Here are some excerpts from the interview:
Q. How did you step into the K-pop industry?
A. I actually majored in composition, but I haven’t had any opportunities to write songs before as I have been more recognized as a pianist. I had difficult times because people in Korea sometimes looked down on me since I haven’t written any songs that were huge hits. Previously, I did write several K-pop songs, but my pieces bloomed after working on Baek Ji-young’s “I Hate It” and 2AM’s “Coming to Me.” I’ve been hearing comments that all my creations sound like classical music, and now I have overcome my weakness. Recently, I’m working with producer 2Face on a project team called “Mind Tailor,” and I’m having fun.
What’s so interesting about K-pop music? What do you think of New Age music losing its popularity among people?

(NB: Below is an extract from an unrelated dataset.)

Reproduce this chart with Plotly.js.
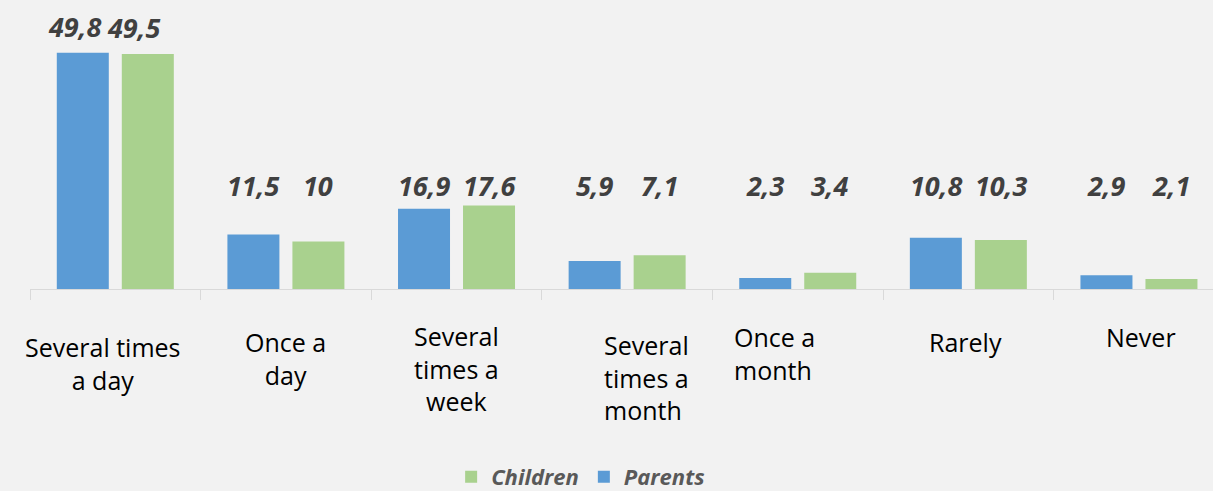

First of all, K-pop is totally different from what I used to work on. I’ve always thought that a musician should play something that many audiences want to hear, and popular music does appeal to the majority of people. But dealing with singers and producers, and keeping the deadline can be pretty tough.
Trends change so fast nowadays. Due to developments in technology, from some point, people began to make their own music at home even without audio-mastering. Then, the quality of piano music got poorer and the New Age songs became a cliche. Several years ago, I was worried about the boundary between amateurs and professionals getting more unclear, but I think professionals must thank amateurs since we can develop our craft in order to win over them. Overall, I feel alright because the fans are still there.
As your tissue brand “Mon Dou Dou” has marked 10 billion won ($8.98 million) in sales, you are planning to build a facility for single moms. Can you explain the idea in more detail? How many people will the facility accommodate?
I first started the business to gather donations, but it got much bigger than I expected. As the company produces wet wipes, I thought helping out single mothers would be meaningful. When the firm constructs a building after a land purchase, Hwaseong, Gyeonggi, will handle the facility management supported by the Small and Medium Business Administration.
I will be able to know the exact number that we can allow by next month. I hope to provide comfort to as many as possible. Along the accommodation area, the company will also build a warehouse right beside it and let single moms have jobs there. They need places to stay and we also need employees. It’s a win-win.